By David Lawder
COLLEGE PARK, Md. (Reuters) - Top European Union officials intend to complain loudly to their U.S. counterparts at a trade meeting on Monday about the bloc's electric vehicles being cut off from tax credits in U.S. President Joe Biden's signature climate law.
The U.S.-EU Trade and Technology Council (TTC), a year-old transatlantic forum for dialogue, focused in its first two meetings on regulatory co-operation and presenting a united front against China's non-market economic practices.
But the 27-country bloc fears that the $430-billion Inflation Reduction Act with its generous tax credits of $7,500 for Tesla, Ford and other North American-made EVs, will significantly damage European automakers.
The topic is on the agenda of the TTC meeting on the University of Maryland campus in College Park, Maryland, U.S. and EU officials said.

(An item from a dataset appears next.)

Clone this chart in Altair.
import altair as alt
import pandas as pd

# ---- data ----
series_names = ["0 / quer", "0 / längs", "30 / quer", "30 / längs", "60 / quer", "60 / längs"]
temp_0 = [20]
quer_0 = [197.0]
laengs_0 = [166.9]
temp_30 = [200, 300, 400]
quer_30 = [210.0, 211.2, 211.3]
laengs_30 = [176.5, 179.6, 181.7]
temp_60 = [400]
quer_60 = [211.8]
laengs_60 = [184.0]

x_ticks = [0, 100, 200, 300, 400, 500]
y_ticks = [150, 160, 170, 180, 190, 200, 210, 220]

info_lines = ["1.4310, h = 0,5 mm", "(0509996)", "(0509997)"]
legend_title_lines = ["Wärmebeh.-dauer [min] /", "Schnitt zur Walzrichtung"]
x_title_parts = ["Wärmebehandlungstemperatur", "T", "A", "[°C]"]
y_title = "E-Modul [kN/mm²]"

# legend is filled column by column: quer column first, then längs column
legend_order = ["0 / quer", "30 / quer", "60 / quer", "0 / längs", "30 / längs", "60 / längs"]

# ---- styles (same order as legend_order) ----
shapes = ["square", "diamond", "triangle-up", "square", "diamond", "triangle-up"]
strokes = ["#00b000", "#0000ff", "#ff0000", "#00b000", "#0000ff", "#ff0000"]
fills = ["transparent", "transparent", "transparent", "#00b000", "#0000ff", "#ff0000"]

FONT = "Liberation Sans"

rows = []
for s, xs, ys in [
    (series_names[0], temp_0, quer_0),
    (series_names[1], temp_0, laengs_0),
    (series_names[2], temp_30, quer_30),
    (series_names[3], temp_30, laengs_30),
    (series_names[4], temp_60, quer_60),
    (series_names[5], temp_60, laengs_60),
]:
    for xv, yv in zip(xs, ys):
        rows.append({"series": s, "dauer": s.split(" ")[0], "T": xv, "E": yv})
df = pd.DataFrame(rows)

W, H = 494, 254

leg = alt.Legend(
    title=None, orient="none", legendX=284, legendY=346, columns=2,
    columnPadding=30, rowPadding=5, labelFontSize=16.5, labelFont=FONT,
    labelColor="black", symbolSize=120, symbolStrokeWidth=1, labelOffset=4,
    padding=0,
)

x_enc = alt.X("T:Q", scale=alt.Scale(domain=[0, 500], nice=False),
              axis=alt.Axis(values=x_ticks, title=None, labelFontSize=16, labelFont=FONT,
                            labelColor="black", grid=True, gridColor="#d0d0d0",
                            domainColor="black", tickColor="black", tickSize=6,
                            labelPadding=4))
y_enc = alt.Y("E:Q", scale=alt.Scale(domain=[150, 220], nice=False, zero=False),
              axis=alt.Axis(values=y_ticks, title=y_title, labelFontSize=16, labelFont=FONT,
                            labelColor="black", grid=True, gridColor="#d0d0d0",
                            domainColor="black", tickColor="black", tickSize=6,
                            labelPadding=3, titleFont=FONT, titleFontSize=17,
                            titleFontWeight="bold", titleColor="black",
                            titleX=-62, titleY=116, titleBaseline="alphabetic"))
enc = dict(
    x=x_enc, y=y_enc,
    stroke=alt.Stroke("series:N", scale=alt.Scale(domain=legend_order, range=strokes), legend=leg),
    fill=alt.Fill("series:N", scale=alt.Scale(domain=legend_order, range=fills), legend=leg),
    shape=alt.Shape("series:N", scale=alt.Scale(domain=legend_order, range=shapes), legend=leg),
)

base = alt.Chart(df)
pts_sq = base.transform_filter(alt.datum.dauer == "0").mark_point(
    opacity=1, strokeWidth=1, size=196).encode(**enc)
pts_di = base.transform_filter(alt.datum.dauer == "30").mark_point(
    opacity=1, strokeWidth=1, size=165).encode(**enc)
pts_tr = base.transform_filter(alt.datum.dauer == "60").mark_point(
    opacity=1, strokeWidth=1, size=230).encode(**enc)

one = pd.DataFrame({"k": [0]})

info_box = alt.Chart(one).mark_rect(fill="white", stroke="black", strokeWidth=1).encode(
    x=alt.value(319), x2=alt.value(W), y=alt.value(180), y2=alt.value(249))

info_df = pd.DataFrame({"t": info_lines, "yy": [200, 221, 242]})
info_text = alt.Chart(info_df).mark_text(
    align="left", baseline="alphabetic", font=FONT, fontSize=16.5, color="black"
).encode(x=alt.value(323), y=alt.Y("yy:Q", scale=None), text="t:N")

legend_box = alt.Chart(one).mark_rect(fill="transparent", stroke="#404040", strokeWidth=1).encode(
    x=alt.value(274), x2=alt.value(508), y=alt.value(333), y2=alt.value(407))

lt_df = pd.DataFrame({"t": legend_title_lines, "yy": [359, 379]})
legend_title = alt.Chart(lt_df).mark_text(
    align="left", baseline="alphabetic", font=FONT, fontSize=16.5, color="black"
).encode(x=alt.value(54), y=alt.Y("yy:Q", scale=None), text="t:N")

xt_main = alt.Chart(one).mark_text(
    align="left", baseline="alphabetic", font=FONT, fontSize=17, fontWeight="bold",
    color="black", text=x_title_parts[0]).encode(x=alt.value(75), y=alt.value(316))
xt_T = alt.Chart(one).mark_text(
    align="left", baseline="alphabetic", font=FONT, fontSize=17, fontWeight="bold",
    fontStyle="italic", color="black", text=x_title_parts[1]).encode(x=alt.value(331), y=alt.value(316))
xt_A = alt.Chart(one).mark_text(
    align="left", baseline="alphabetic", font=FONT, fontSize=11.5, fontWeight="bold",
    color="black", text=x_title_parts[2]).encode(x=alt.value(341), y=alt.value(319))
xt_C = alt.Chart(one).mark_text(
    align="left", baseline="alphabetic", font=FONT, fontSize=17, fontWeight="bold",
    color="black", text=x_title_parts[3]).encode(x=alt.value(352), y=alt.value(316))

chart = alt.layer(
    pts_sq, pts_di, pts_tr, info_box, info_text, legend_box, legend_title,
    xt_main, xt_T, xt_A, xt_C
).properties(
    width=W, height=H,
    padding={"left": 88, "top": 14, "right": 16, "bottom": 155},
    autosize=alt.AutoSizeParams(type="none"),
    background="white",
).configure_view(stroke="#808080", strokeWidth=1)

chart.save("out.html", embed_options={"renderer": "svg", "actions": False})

Participants include U.S. Secretary of State Antony Blinken, Commerce Secretary Gina Raimondo, U.S. Trade Representative Katherine Tai and European Commission Executive Vice Presidents Valdis Dombrovskis and Margrethe Vestager.
In a Dec. 1 draft of a joint statement to be issued later on Monday, the two sides are to say, "We acknowledge the European Union's concerns and underline our commitment to address them constructively."
The draft document, which was seen by Reuters and may still be revised, did not set out specific measures to resolve the dispute.
"The Inflation Reduction Act will be part of the range of discussions on trade," a spokesperson for the White House National Security Council said in a statement.
The U.S. side was "committed to continuing to understand EU concerns" through a newly established task force, the spokesperson added.
The meeting would produce a "joint roadmap" on evaluating and measuring trustworthy artificial intelligence technologies as well as a task force to reduce research barriers related to quantum computing science and technology, the spokesperson said.
European and South Korean officials criticized the Inflation Act at the G20 Summit in Indonesia last month. During his state visit to Washington last week, French President Emmanuel Macron told broadcaster CBS it was a "job killer" for Europe.
Biden told Macron in Washington that there could be "tweaks" to the law to make it easier for European countries to participate in the credits.
French officials say they are hopeful an executive order from the White House could give European nations a break, without the need for seeking revisions from Congress - a move the White House wants to avoid.